Add to that the fact that Sony says the breach occurred via an application server, not a web server, and with all the security people looking over their shoulders, the FBI involved and the intense scrutiny they’re under, I find it a stretch to think they’re going to try to pull off a lie right now.

And yet.. every one of these posts have commenters nodding their heads and dragging out the pitchforks and torches and assuming that yup, everything this old gentleman has to say must be 100% true.

I’ve never been more ashamed of the community of professional bloggers out there.

DAW post: the little guys

It’s Developer Appreciation Week! If you don’t know what that is, read up about it on ScaryBooster’s blog (he invented it, after all!)

I like to think I always appreciate developers but maybe that’s just in my own head. I certainly do my fair share of bitching about games.

Back in olden times when I wrote for a gaming magazine I met a lot of game developers. In those days only the biggest companies had PR flacks. More often than not you’d sit down with a few members of the team and a producer and talk about their next big thing.

I can’t remember ever meeting a developer who wasn’t super-excited about their product. Now I was press so maybe the grumpy devs were all locked in a closet, but from my point of view visiting a company meant hanging out with a bunch of people who were overflowing with energy and optimism and a love of gaming. I’d come out of those meetings bursting with energy. So much fun.

But that was long ago and now it’s rare that I get to meet game developers. The closest I come is rubbing shoulders with them at PAX East. No, I didn’t talk to Cliff Bleszinski at PAX (my one and only meeting with him was at the very first E3 when he and a few other teen-aged guys were running around with a laptop trying to get journalists to look at some shooter they were building…it was called Unreal or something like that) or anyone from SW:TOR or Battlefield 3.

I talked to, or at least hovered around, the little guys. So my DAW post is going to be about the smaller developers. I’m constantly impressed at how devoted these folks are to making their games. They’re always on a strict budget, trying to figure out how to get published (or whether to self-publish) and how to handle PR & Marketing and pay the rent and do the taxes…while they’re also slaving away on a game.

I love the timing of DAW because it comes so soon after PAX East, and both years I’ve come out of the show enthused about the smaller and indie devs. Y’know, those “garage developers” that Nintendo doesn’t give a fig about. Stupid Nintendo. Really stupid.

So let’s name some names. There’s Fire Hose Games (Slam Bolt Scrappers) and Robot Entertainment (Orcs Must Die) and Demiurge (Shoot Many Robots) and Hothead Games (Swarm) and Polytron (Fez) and Owlchemy Labs (Smuggle Truck). These guys were all showing their games at PAX and I plan to buy and play them all (I’ve already bought Slam Bolt Scrappers and Swarm).

There were more there and of course there’s are a ton of small and indie developers who didn’t go to PAX. Blendo Games (Atom Zombie Smasher) is another small developer who I’ve recently supported via my gaming addiciton.

One company I have to single out is Dusty Monk’s Windstorm Studios.

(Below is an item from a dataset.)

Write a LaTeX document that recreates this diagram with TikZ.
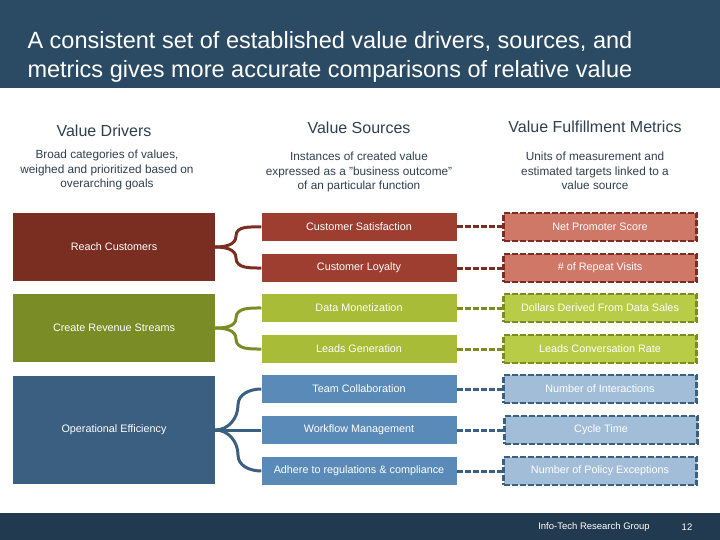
\documentclass[tikz,border=0pt]{standalone}
\usepackage{fontspec}
\setmainfont{Liberation Sans}
\begin{document}
\begin{tikzpicture}[x=1pt,y=-1pt,
  box/.style={draw=none,minimum height=28pt,inner sep=0pt,text=white,font=\fontsize{10.8}{12}\selectfont},
  mid/.style={box,minimum width=195pt},
  met/.style={box,minimum width=193pt,line width=2.5pt,dash pattern=on 6pt off 2pt},
  drv/.style={box,minimum width=202pt,text=white},
  brace/.style={line width=3pt},
  link/.style={line width=3pt,dash pattern=on 6pt off 2pt},
  head/.style={text=hd,font=\fontsize{16}{18}\selectfont},
  desc/.style={text=hd,align=center,font=\fontsize{11.8}{14.5}\selectfont}]
\definecolor{navy}{HTML}{2B4A63}
\definecolor{foot}{HTML}{223A50}
\definecolor{hd}{HTML}{2E3F4F}
\definecolor{rdk}{HTML}{7A2E22}
\definecolor{rmd}{HTML}{9E3E30}
\definecolor{rlt}{HTML}{D07868}
\definecolor{gdk}{HTML}{7A8C25}
\definecolor{gmd}{HTML}{A8BC38}
\definecolor{glt}{HTML}{B8CC48}
\definecolor{bdk}{HTML}{3A5F80}
\definecolor{bmd}{HTML}{5A8AB8}
\definecolor{blt}{HTML}{A2BDD8}
\useasboundingbox (0,0) rectangle (720,540);
\fill[navy] (0,0) rectangle (720,88);
\fill[foot] (0,513) rectangle (720,540);
\node[anchor=west,text=white,align=left,font=\fontsize{23.5}{29}\selectfont] (title) at (24,57) {A consistent set of established value drivers, sources, and\\metrics gives more accurate comparisons of relative value};
\node[text=white,font=\fontsize{9.5}{10}\selectfont] (ft) at (594,527) {Info-Tech Research Group};
\node[text=white,font=\fontsize{9.5}{10}\selectfont] (pg) at (687,527) {12};
% headings
\node[head] (h1) at (104,131) {Value Drivers};
\node[head] (h2) at (359,128) {Value Sources};
\node[head] (h3) at (595,127) {Value Fulfillment Metrics};
\node[desc] (d1) at (107,170) {Broad categories of values,\\weighed and prioritized based on\\overarching goals};
\node[desc] (d2) at (359,172) {Instances of created value\\expressed as a "business outcome"\\of an particular function};
\node[desc] (d3) at (595,171) {Units of measurement and\\estimated targets linked to a\\value source};
% drivers
\node[drv,fill=rdk,minimum height=68pt] (rc) at (114,247) {Reach Customers};
\node[drv,fill=gdk,minimum height=68pt] (cr) at (114,328) {Create Revenue Streams};
\node[drv,fill=bdk,minimum height=108pt] (oe) at (114,430) {Operational Efficiency};
% sources
\node[mid,fill=rmd] (s1) at (359,227) {Customer Satisfaction};
\node[mid,fill=rmd] (s2) at (359,268) {Customer Loyalty};
\node[mid,fill=gmd] (s3) at (359,308) {Data Monetization};
\node[mid,fill=gmd] (s4) at (359,349) {Leads Generation};
\node[mid,fill=bmd] (s5) at (359,389) {Team Collaboration};
\node[mid,fill=bmd] (s6) at (359,430) {Workflow Management};
\node[mid,fill=bmd] (s7) at (359,471) {Adhere to regulations \& compliance};
% metrics
\node[met,fill=rlt,draw=rdk] (m1) at (600,227) {Net Promoter Score};
\node[met,fill=rlt,draw=rdk] (m2) at (600,268) {\# of Repeat Visits};
\node[met,fill=glt,draw=gdk] (m3) at (600,308) {Dollars Derived From Data Sales};
\node[met,fill=glt,draw=gdk] (m4) at (600,349) {Leads Conversation Rate};
\node[met,fill=blt,draw=bdk] (m5) at (600,389) {Number of Interactions};
\node[met,fill=blt,draw=bdk] (m6) at (601,430) {Cycle Time};
\node[met,fill=blt,draw=bdk] (m7) at (600,471) {Number of Policy Exceptions};
% braces
\draw[brace,rdk] (rc.east) to[out=0,in=-90] (236,236) to[out=90,in=180] (s1.west);
\draw[brace,rdk] (rc.east) to[out=0,in=90] (236,258) to[out=-90,in=180] (s2.west);
\draw[brace,gdk] (cr.east) to[out=0,in=-90] (236,318) to[out=90,in=180] (s3.west);
\draw[brace,gdk] (cr.east) to[out=0,in=90] (236,339) to[out=-90,in=180] (s4.west);
\draw[brace,bdk] (oe.east) to[out=0,in=-90] (238,405) to[out=90,in=180] (s5.west);
\draw[brace,bdk] (oe.east) -- (s6.west);
\draw[brace,bdk] (oe.east) to[out=0,in=90] (238,455) to[out=-90,in=180] (s7.west);
% links
\draw[link,rdk] (s1.east) -- (m1.west);
\draw[link,rdk] (s2.east) -- (m2.west);
\draw[link,gdk] (s3.east) -- (m3.west);
\draw[link,gdk] (s4.east) -- (m4.west);
\draw[link,bdk] (s5.east) -- (m5.west);
\draw[link,bdk] (s6.east) -- (m6.west);
\draw[link,bdk] (s7.east) -- (m7.west);
\end{tikzpicture}
\end{document}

Their first game doesn’t have a (public) title yet, but what’s incredible here is Dusty’s transparency. Those of us who follow him on Twitter really get an inside peek at the day-to-day life of an indie developer. You are your only boss and it’s clear that you have to have a lot of inner strength to beat out some code when you’d rather be playing Rift like everyone else is.

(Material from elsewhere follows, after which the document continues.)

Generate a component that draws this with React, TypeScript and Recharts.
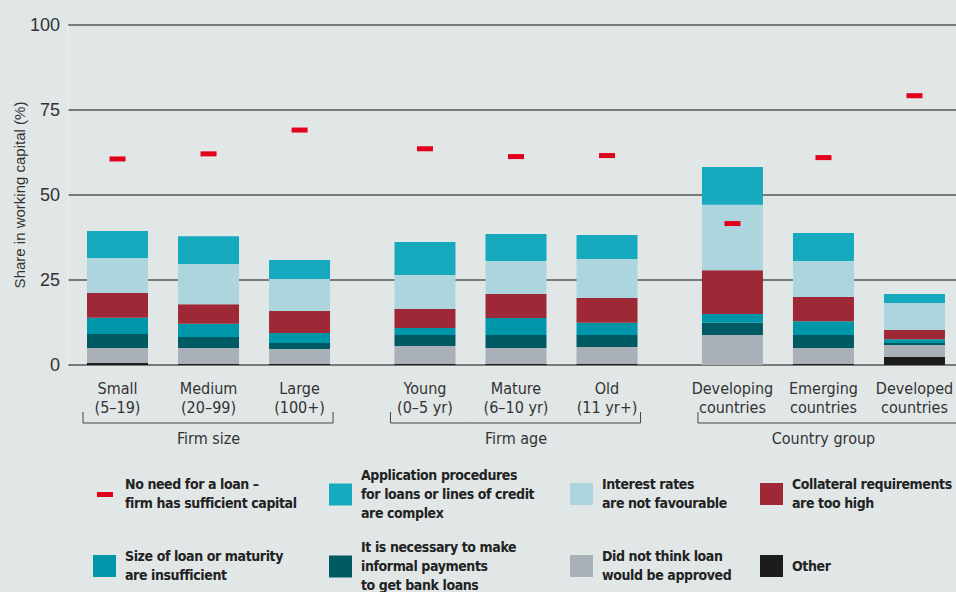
import React from 'react'
import { ComposedChart, Bar, Scatter, XAxis, YAxis, CartesianGrid } from 'recharts'

// category labels (two lines each) and the group they belong to
const labelTop = ['Small', 'Medium', 'Large', 'Young', 'Mature', 'Old', 'Developing', 'Emerging', 'Developed']
const labelBottom = ['(5–19)', '(20–99)', '(100+)', '(0–5 yr)', '(6–10 yr)', '(11 yr+)', 'countries', 'countries', 'countries']
const groupNames = ['Firm size', 'Firm age', 'Country group']
const groupOf = [0, 0, 0, 1, 1, 1, 2, 2, 2]

// share in working capital (%), stacked bottom to top
const other = [0.6, 0.3, 0.3, 0.3, 0.3, 0.3, 0, 0.3, 2.4]
const notApproved = [4.4, 4.7, 4.4, 5.3, 4.7, 5.0, 8.8, 4.7, 3.5]
const informal = [4.1, 3.2, 1.8, 3.2, 3.8, 3.5, 3.6, 3.8, 0.6]
const loanSize = [4.8, 3.9, 2.9, 2.1, 5.0, 3.6, 2.6, 4.1, 1.1]
const collateral = [7.3, 5.8, 6.5, 5.6, 7.1, 7.3, 12.9, 7.1, 2.7]
const interest = [10.3, 11.8, 9.4, 10.0, 9.7, 11.5, 19.2, 10.6, 7.9]
const application = [7.9, 8.2, 5.6, 9.7, 7.9, 7.0, 11.1, 8.2, 2.7]
// no need for a loan (red dash)
const noNeed = [60.6, 62.1, 69.1, 63.6, 61.3, 61.6, 41.6, 61.0, 79.2]

const yTicks = [0, 25, 50, 75, 100]

const COLORS = {
  noNeed: '#e3001b',
  application: '#17aabe',
  interest: '#acd5de',
  collateral: '#9e2835',
  loanSize: '#0096aa',
  informal: '#005a64',
  notApproved: '#a9b0b8',
  other: '#1c1c1c',
}

const GROUP_STEP = 3.378 // extra spacing between groups on the x scale

const data = labelTop.map((name, i) => {
  const inGroup = groupOf.slice(0, i).filter((g) => g === groupOf[i]).length
  return {
    name,
    pos: groupOf[i] * GROUP_STEP + inGroup,
    other: other[i],
    notApproved: notApproved[i],
    informal: informal[i],
    loanSize: loanSize[i],
    collateral: collateral[i],
    interest: interest[i],
    application: application[i],
    noNeed: noNeed[i],
  }
})
const positions = data.map((d) => d.pos)

const legendItems = [
  { key: 'noNeed', lines: ['No need for a loan –', 'firm has sufficient capital'], dash: true },
  { key: 'application', lines: ['Application procedures', 'for loans or lines of credit', 'are complex'] },
  { key: 'interest', lines: ['Interest rates', 'are not favourable'] },
  { key: 'collateral', lines: ['Collateral requirements', 'are too high'] },
  { key: 'loanSize', lines: ['Size of loan or maturity', 'are insufficient'] },
  { key: 'informal', lines: ['It is necessary to make', 'informal payments', 'to get bank loans'] },
  { key: 'notApproved', lines: ['Did not think loan', 'would be approved'] },
  { key: 'other', lines: ['Other'] },
]

const condensed = '"Liberation Sans Narrow", "DejaVu Sans Condensed", "Arial Narrow", sans-serif'
const plain = '"Liberation Sans", Arial, sans-serif'

const CategoryTick = (props: any) => {
  const { x, y, payload } = props
  const i = positions.findIndex((p) => Math.abs(p - payload.value) < 0.01)
  if (i < 0) return null
  const g = groupOf[i]
  const first = i === 0 || groupOf[i - 1] !== g
  const last = i === groupOf.length - 1 || groupOf[i + 1] !== g
  const middle = !first && !last
  const isFinal = i === groupOf.length - 1
  const bx1 = first ? x - 34.5 : x - 45.5
  const bx2 = last ? (isFinal ? x + 60 : x + 33.5) : x + 45.5
  const by = y + 58
  return (
    <g fontFamily={condensed} fontSize={16} fill="#333">
      <text x={x} y={y + 29} textAnchor="middle">{labelTop[i]}</text>
      <text x={x} y={y + 48} textAnchor="middle">{labelBottom[i]}</text>
      <line x1={bx1} x2={bx2} y1={by} y2={by} stroke="#444" strokeWidth={1} />
      {first && <line x1={bx1} x2={bx1} y1={by - 11} y2={by} stroke="#444" strokeWidth={1} />}
      {last && !isFinal && <line x1={bx2} x2={bx2} y1={by - 11} y2={by} stroke="#444" strokeWidth={1} />}
      {middle && (
        <text x={x} y={y + 79} textAnchor="middle">{groupNames[g]}</text>
      )}
    </g>
  )
}

const renderDash = (props: any) => {
  const { cx, cy } = props
  return <rect x={cx - 8} y={cy - 2.5} width={16} height={5} fill={COLORS.noNeed} />
}

export default function App() {
  return (
    <div
      style={{
        position: 'absolute',
        left: 0,
        top: 0,
        width: 956,
        height: 592,
        background: '#e1e6e7',
        overflow: 'hidden',
      }}
    >
      <ComposedChart width={956} height={592} data={data} margin={{ top: 25, right: 0, bottom: 137, left: 0 }}>
        <CartesianGrid vertical={false} stroke="#555" strokeWidth={1.5} />
        <XAxis
          type="number"
          dataKey="pos"
          domain={[-0.544, 9.212]}
          allowDataOverflow
          ticks={positions}
          interval={0}
          tick={<CategoryTick />}
          tickLine={false}
          axisLine={false}
          tickSize={0}
          tickMargin={0}
          height={90}
        />
        <YAxis
          domain={[0, 100]}
          ticks={yTicks}
          width={68}
          tickLine={false}
          axisLine={{ stroke: '#eef1f2' }}
          tick={{ fontFamily: plain, fontSize: 18, fill: '#333' }}
          tickSize={6}
          tickMargin={2}
          label={{
            content: () => (
              <text
                transform="translate(25,195) rotate(-90)"
                textAnchor="middle"
                fontFamily={plain}
                fontSize={15}
                fill="#333"
              >
                Share in working capital (%)
              </text>
            ),
          }}
        />
        <Bar dataKey="other" stackId="a" fill={COLORS.other} barSize={61} isAnimationActive={false} />
        <Bar dataKey="notApproved" stackId="a" fill={COLORS.notApproved} barSize={61} isAnimationActive={false} />
        <Bar dataKey="informal" stackId="a" fill={COLORS.informal} barSize={61} isAnimationActive={false} />
        <Bar dataKey="loanSize" stackId="a" fill={COLORS.loanSize} barSize={61} isAnimationActive={false} />
        <Bar dataKey="collateral" stackId="a" fill={COLORS.collateral} barSize={61} isAnimationActive={false} />
        <Bar dataKey="interest" stackId="a" fill={COLORS.interest} barSize={61} isAnimationActive={false} />
        <Bar dataKey="application" stackId="a" fill={COLORS.application} barSize={61} isAnimationActive={false} />
        <Scatter dataKey="noNeed" shape={renderDash} isAnimationActive={false} />
      </ComposedChart>

      {legendItems.map((item, k) => {
        const left = [93, 329, 570, 760][k % 4]
        const top = [494, 566][Math.floor(k / 4)]
        const color = (COLORS as any)[item.key]
        return (
          <div
            key={item.key}
            style={{
              position: 'absolute',
              left,
              top,
              transform: 'translateY(-50%)',
              display: 'flex',
              alignItems: 'center',
              fontFamily: condensed,
              fontWeight: 700,
              fontSize: 14,
              letterSpacing: -0.4,
              lineHeight: '19px',
              color: '#222',
              whiteSpace: 'nowrap',
            }}
          >
            <div
              style={{
                width: 23,
                height: 22,
                background: item.dash ? 'transparent' : color,
                display: 'flex',
                alignItems: 'center',
                justifyContent: 'center',
                marginRight: 9,
                flexShrink: 0,
              }}
            >
              {item.dash && <div style={{ width: 16, height: 5, background: color }} />}
            </div>
            <div>
              {item.lines.map((l, j) => (
                <div key={j}>{l}</div>
              ))}
            </div>
          </div>
        )
      })}
    </div>
  )
}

I’m positive I wouldn’t have the willpower to do it and I’m kind of awed that all these companies have small teams that have to really behave as TEAMS with everyone pulling their weight and then some. These people bust their asses to produce games for us to play and let’s face it…very few of them are getting rich doing it. They make games because they love games. If they didn’t love games they could make a lot more money working on accounting systems or something.

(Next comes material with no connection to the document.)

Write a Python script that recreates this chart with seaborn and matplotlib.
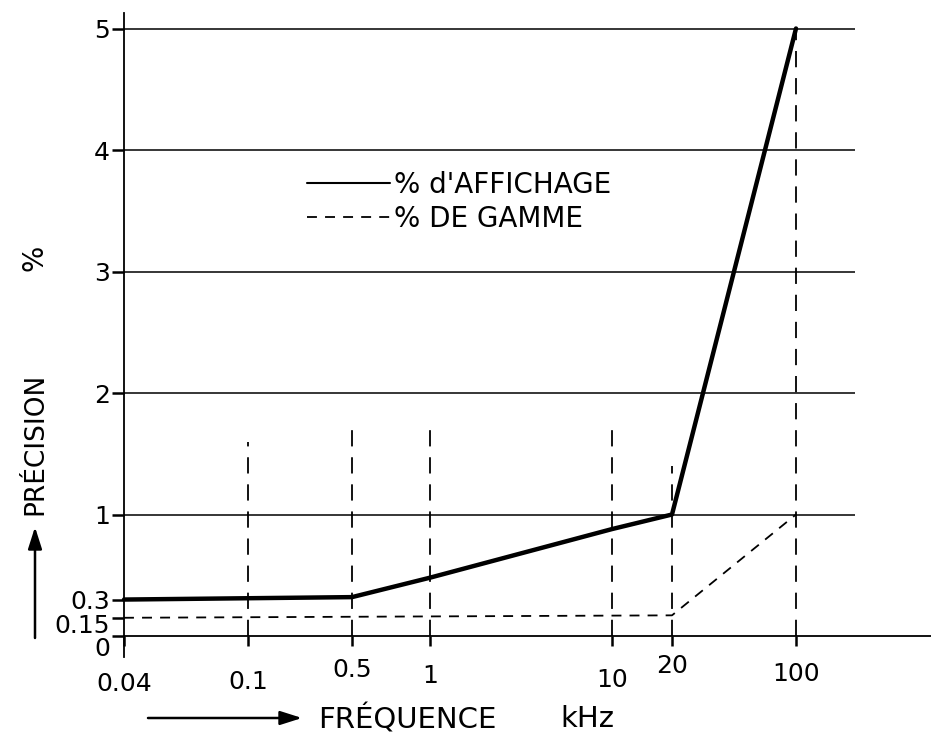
import numpy as np
import pandas as pd
import matplotlib
matplotlib.use("Agg")
import matplotlib.pyplot as plt
from matplotlib.transforms import ScaledTranslation
import seaborn as sns

# --- data -------------------------------------------------------------
freq_ticks = [0.04, 0.1, 0.5, 1, 10, 20, 100]
freq_tick_labels = ["0.04", "0.1", "0.5", "1", "10", "20", "100"]
prec_ticks = [0, 0.15, 0.3, 1, 2, 3, 4, 5]
prec_tick_labels = ["0", "0.15", "0.3", "1", "2", "3", "4", "5"]
grid_levels = [1, 2, 3, 4, 5]

# accuracy as % of reading
freq_reading = [0.04, 0.5, 1, 10, 20, 100]
prec_reading = [0.3, 0.32, 0.48, 0.88, 1.0, 5.0]

# accuracy as % of range
freq_range = [0.04, 20, 100]
prec_range = [0.15, 0.17, 1.0]

# vertical reference marks
guide_freq = [0.1, 0.5, 1, 10, 20, 100]
guide_top = [1.6, 1.7, 1.7, 1.7, 1.4, 5.0]

# --- non-uniform frequency axis (piecewise in log space) ---------------
W, H = 931, 734
tick_px = np.array([124, 248, 352, 430, 612, 672, 796], float)
lf = np.log10(np.array(freq_ticks, float))
sl = (tick_px[1] - tick_px[0]) / (lf[1] - lf[0])
sr = (tick_px[-1] - tick_px[-2]) / (lf[-1] - lf[-2])


def _fwd(x):
    x = np.asarray(x, float)
    lx = np.log10(np.clip(x, 1e-12, None))
    flat = lx.ravel()
    p = np.interp(flat, lf, tick_px)
    p = np.where(flat < lf[0], tick_px[0] + (flat - lf[0]) * sl, p)
    p = np.where(flat > lf[-1], tick_px[-1] + (flat - lf[-1]) * sr, p)
    return p.reshape(lx.shape)


def _inv(p):
    p = np.asarray(p, float)
    flat = p.ravel()
    lx = np.interp(flat, tick_px, lf)
    lx = np.where(flat < tick_px[0], lf[0] + (flat - tick_px[0]) / sl, lx)
    lx = np.where(flat > tick_px[-1], lf[-1] + (flat - tick_px[-1]) / sr, lx)
    return (10 ** lx).reshape(p.shape)


# --- style ------------------------------------------------------------
sns.set_theme(style="white")
plt.rcParams["font.family"] = ["DejaVu Sans"]
plt.rcParams["text.color"] = "black"
plt.rcParams["axes.labelcolor"] = "black"
plt.rcParams["xtick.color"] = "black"
plt.rcParams["ytick.color"] = "black"

FS_TICK = 18
FS_TEXT = 20
fig = plt.figure(figsize=(W / 100, H / 100), dpi=100)
ax = fig.add_axes([0, 0, 1, 1])
ax.set_xscale("function", functions=(_fwd, _inv))

y0_px, unit_px = 636.0, 121.5
ax.set_xlim(float(_inv(0)), float(_inv(W)))
ax.set_ylim(-(H - y0_px) / unit_px, y0_px / unit_px)
ax.patch.set_alpha(0)

# grid lines
ax.hlines(grid_levels, freq_ticks[0], float(_inv(855)), color="black", lw=1.1)

# vertical dashed guides
ax.vlines(guide_freq, 0, guide_top, color="black", lw=1.3,
          linestyles=[(0, (9, 6))])

df_read = pd.DataFrame({"f": freq_reading, "p": prec_reading})
df_range = pd.DataFrame({"f": freq_range, "p": prec_range})
sns.lineplot(data=df_read, x="f", y="p", ax=ax, color="black", lw=3.2,
             sort=False, estimator=None, errorbar=None,
             label="% d'AFFICHAGE")
sns.lineplot(data=df_range, x="f", y="p", ax=ax, color="black", lw=1.3,
             sort=False, estimator=None, errorbar=None,
             label="% DE GAMME", dashes=False)
ax.get_lines()[-1].set_linestyle((0, (5.5, 4.5)))

# axes lines
for s in ["top", "right"]:
    ax.spines[s].set_visible(False)
ax.spines["left"].set_position(("data", freq_ticks[0]))
ax.spines["left"].set_bounds(-0.17, 5.13)
ax.spines["bottom"].set_position(("data", 0))
ax.spines["bottom"].set_bounds(freq_ticks[0], float(_inv(W)))
for s in ["left", "bottom"]:
    ax.spines[s].set_color("black")
    ax.spines[s].set_linewidth(1.3)

ax.set_xticks(freq_ticks, freq_tick_labels)
ax.set_yticks(prec_ticks, prec_tick_labels)
ax.minorticks_off()
ax.tick_params(axis="x", direction="out", length=7, width=1.8,
               pad=13, labelsize=FS_TICK, bottom=True)
ax.tick_params(axis="y", direction="out", length=8.5, width=1.8,
               pad=1.5, labelsize=FS_TICK, left=True)

# hand-lettered label offsets (pixels, positive = down)
x_nudge = [8, 6, -6, 0, 4, -10, -2]
for lab, dy in zip(ax.get_xticklabels(), x_nudge):
    lab.set_transform(lab.get_transform()
                      + ScaledTranslation(0, -dy / 100, fig.dpi_scale_trans))
y_nudge = [11, 6, 0, 0, 0, 0, 0, 0]
for lab, dy in zip(ax.get_yticklabels(), y_nudge):
    lab.set_transform(lab.get_transform()
                      + ScaledTranslation(0, -dy / 100, fig.dpi_scale_trans))

ax.set_xlabel("")
ax.set_ylabel("")

# legend
leg = ax.legend(loc="upper left", bbox_to_anchor=(296 / W, 1 - 160 / H),
                frameon=False, fontsize=FS_TEXT, handlelength=3.0,
                handletextpad=0.12, labelspacing=0.2, borderaxespad=0)
leg.get_lines()[0].set_linewidth(1.5)

# axis titles with arrows
def px(x, y):
    return (x / W, 1 - y / H)

fig.text(*px(35, 444), "PRÉCISION", rotation=90, ha="center", va="center",
         fontsize=FS_TEXT - 1)
fig.text(*px(35, 258), "%", rotation=90, ha="center", va="center",
         fontsize=FS_TEXT)
fig.text(*px(318, 719), "FRÉQUENCE", ha="left", va="center",
         fontsize=FS_TEXT + 1)
fig.text(*px(560, 719), "kHz", ha="left", va="center", fontsize=FS_TEXT + 1)

arrow = dict(arrowstyle="-|>,head_length=1.1,head_width=0.35",
             color="black", lw=1.8, shrinkA=0, shrinkB=0)
ax.annotate("", xy=(35, H - 527), xytext=(35, H - 638),
            xycoords="figure pixels", textcoords="figure pixels",
            arrowprops=arrow, annotation_clip=False)
ax.annotate("", xy=(302, H - 718), xytext=(148, H - 718),
            xycoords="figure pixels", textcoords="figure pixels",
            arrowprops=arrow, annotation_clip=False)

fig.savefig("out.png", dpi=100, facecolor="white")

I salute all of you ladies and gentlemen who’re working in teams small enough that there’s no hiding from the pressure or riding on another person’t coattails. Everyone has to give 110% every day in order to get your games to the market.

Your games are fresh and fun and awesome. Please keep up the good work, and I’ll keep buying them!

One last item: a special salute of admiration goes out to Werit, who is building a game by himself and seems to really be sticking to it. He is as indie as indie can be! I look forward to the day when he launches Stellar Fortune!